Caveat it is many years since I did any multiplayer stuff so my memory is hazy and I defer to the others on this / might be wildly wrong:
One key thing to make crystal clear is whether you are using the simpler scheme of displaying every game object that is not the player as a delayed version, I am assuming this. There are some more complex schemes where you are trying to display client predicted versions of other players (I believe Hodgman uses this in his racing game), and this is a whole other ballgame.
In general limiting the amount of objects to be snapped back and resimulated sounds like something you need to design the game around.
Simplest version you could have a local bullet simulation that only included the player, and the static (ground, walls etc) and non-simulated elements (say deterministic moving platforms) of the world. That way your client prediction would tend to match the server except in cases of interaction. Putting more objects into the client simulation is just a way of trying to make it less likely that the server and client simulations will diverge (or rather diverge over a large amount).
In a typical multiplayer game you might also decide to simulate 8-16 other players while doing a client side correction (in some way, perhaps more limited).
Even with 8-16 players, (and especially with more dynamic objects) you might try and simulate only the nearest / most relevant ones .. maybe only 3 could influence the player on a particular tick? For instance if you have a potentially visible set you might only be interested in simulating objects that are within the PVS for the player. The general idea is that stuff that is further from the player or deemed less relevant is less likely to cause a change to the player physics.

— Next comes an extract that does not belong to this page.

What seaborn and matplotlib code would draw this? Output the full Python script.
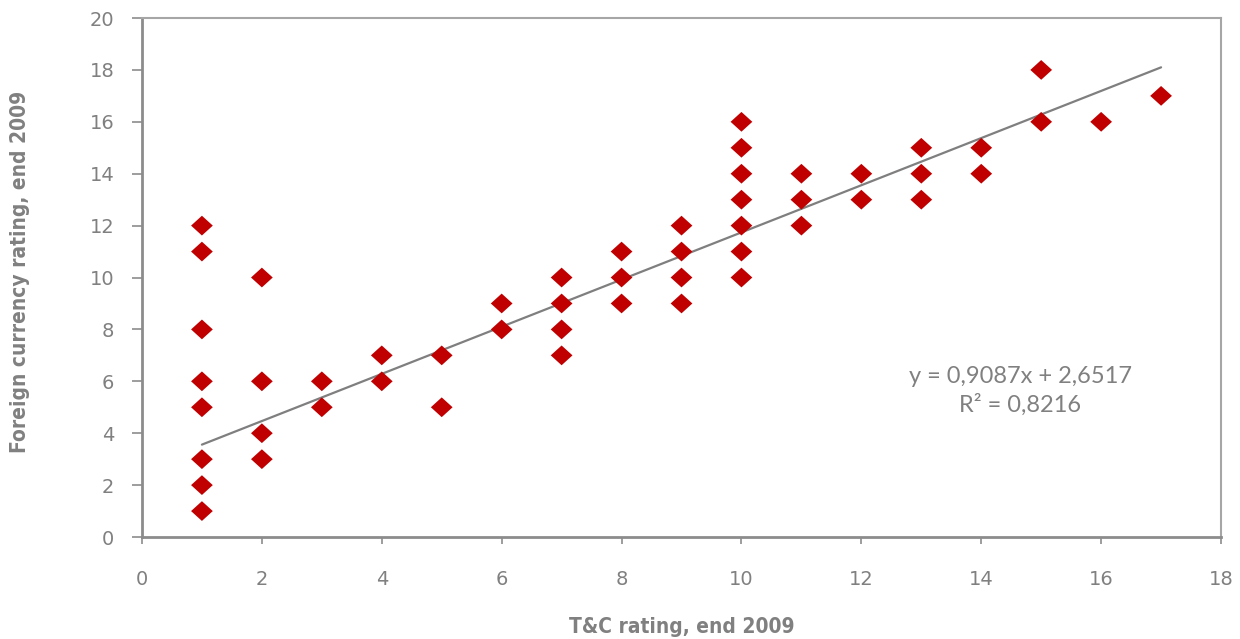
import matplotlib
matplotlib.use("Agg")
import matplotlib.pyplot as plt
import seaborn as sns
import numpy as np
import pandas as pd

# Data
tc_rating = [1, 1, 1, 1, 1, 1, 1, 1,
             2, 2, 2, 2,
             3, 3,
             4, 4,
             5, 5,
             6, 6,
             7, 7, 7, 7,
             8, 8, 8,
             9, 9, 9, 9,
             10, 10, 10, 10, 10, 10, 10,
             11, 11, 11,
             12, 12,
             13, 13, 13,
             14, 14,
             15, 15,
             16,
             17]
fc_rating = [1, 2, 3, 5, 6, 8, 11, 12,
             3, 4, 6, 10,
             5, 6,
             6, 7,
             5, 7,
             8, 9,
             7, 8, 9, 10,
             9, 10, 11,
             9, 10, 11, 12,
             10, 11, 12, 13, 14, 15, 16,
             12, 13, 14,
             13, 14,
             13, 14, 15,
             14, 15,
             16, 18,
             16,
             17]

slope = 0.9087
intercept = 2.6517
r_squared = 0.8216

x_ticks = [0, 2, 4, 6, 8, 10, 12, 14, 16, 18]
y_ticks = [0, 2, 4, 6, 8, 10, 12, 14, 16, 18, 20]

sns.set_theme(style="white")
plt.rcParams['font.family'] = ['DejaVu Sans']

GRAY = "#808080"
SPINE = "#8c8c8c"
RED = "#C00000"
EQ_FONT = ['Lato', 'DejaVu Sans']

fig = plt.figure(figsize=(12.4, 6.39), dpi=100)
ax = fig.add_axes([0.1145, 0.1596, 0.8702, 0.8122])

df = pd.DataFrame({"tc": tc_rating, "fc": fc_rating})
diamond = [(-1.1, 0), (0, 1), (1.1, 0), (0, -1), (-1.1, 0)]
sns.scatterplot(data=df, x="tc", y="fc", marker=diamond, s=245, color=RED,
                edgecolor="none", linewidth=0, ax=ax, zorder=3)

# Linear trend line over the range of the data
x_fit = np.array([min(tc_rating), max(tc_rating)])
trend = pd.DataFrame({"x": x_fit, "y": slope * x_fit + intercept})
sns.lineplot(data=trend, x="x", y="y", color="#7f7f7f", linewidth=1.6, ax=ax, zorder=2)

ax.set_xlim(0, 18)
ax.set_ylim(0, 20)
ax.set_xticks(x_ticks)
ax.set_yticks(y_ticks)
ax.set_xticklabels([str(v) for v in x_ticks], fontsize=14, color=GRAY)
ax.set_yticklabels([str(v) for v in y_ticks], fontsize=14, color=GRAY)

ax.tick_params(axis='x', direction='out', length=5, width=1.2, color=SPINE, pad=18.5, bottom=True)
ax.tick_params(axis='y', direction='out', length=7, width=1.2, color=SPINE, pad=13, left=True)

for side in ['left', 'bottom']:
    ax.spines[side].set_color(SPINE)
    ax.spines[side].set_linewidth(2)
for side in ['top', 'right']:
    ax.spines[side].set_color("#a6a6a6")
    ax.spines[side].set_linewidth(1.5)
ax.grid(False)

ax.set_xlabel("T&C rating, end 2009", fontsize=15, fontweight='bold', color=GRAY,
              family=['DejaVu Sans'], fontstretch='condensed', va='center')
ax.set_ylabel("Foreign currency rating, end 2009", fontsize=15, fontweight='bold', color=GRAY,
              family=['DejaVu Sans'], fontstretch='condensed', va='center')
ax.xaxis.set_label_coords(0.5, -0.173)
ax.yaxis.set_label_coords(-0.113, 0.51)

eq_text = "y = {:.4f}x + {:.4f}".format(slope, intercept).replace('.', ',')
r2_text = "R² = {:.4f}".format(r_squared).replace('.', ',')
ax.text(14.65, 6.17, eq_text, ha='center', va='center', fontsize=17, color=GRAY,
        family=EQ_FONT)
ax.text(14.65, 5.1, r2_text, ha='center', va='center', fontsize=17, color=GRAY,
        family=EQ_FONT)

fig.savefig("out.png", dpi=100, facecolor="white")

Presuming you are using the simpler scheme of displaying on the client a smoothed / delayed version of the server simulation (for everything but the player) then understand that you might end up with 2 distinct versions of non main player objects :
- a client predicted physics version for use only in determining your players position
- a displayed version which is delayed and matches the server simulation, and is not the client predicted version
As to how you go from a current (wrong) predicted player position to the recalculated position to prevent a snap, you just use interpolation of some sort to smooth it out. Although I don't think this is what you were asking.
15 hours ago, zqf said:
But applying inputs means stepping the player's avatar in the physics engine. From what I've read so far it is common technique to give players instant feedback since games like Quakeworld. But I can't see how this is done in physics engines which only have single monolithic steps?
Well, unless the physics engine has specific support for this, a step is just a step. You would remove objects from the physics that weren't relevant, add ones that are, set their positions, velocities etc, then step them, and read the results. As to how you do this in bullet I have no experience, but I'm sure it would be possible to step manually or abuse to do this.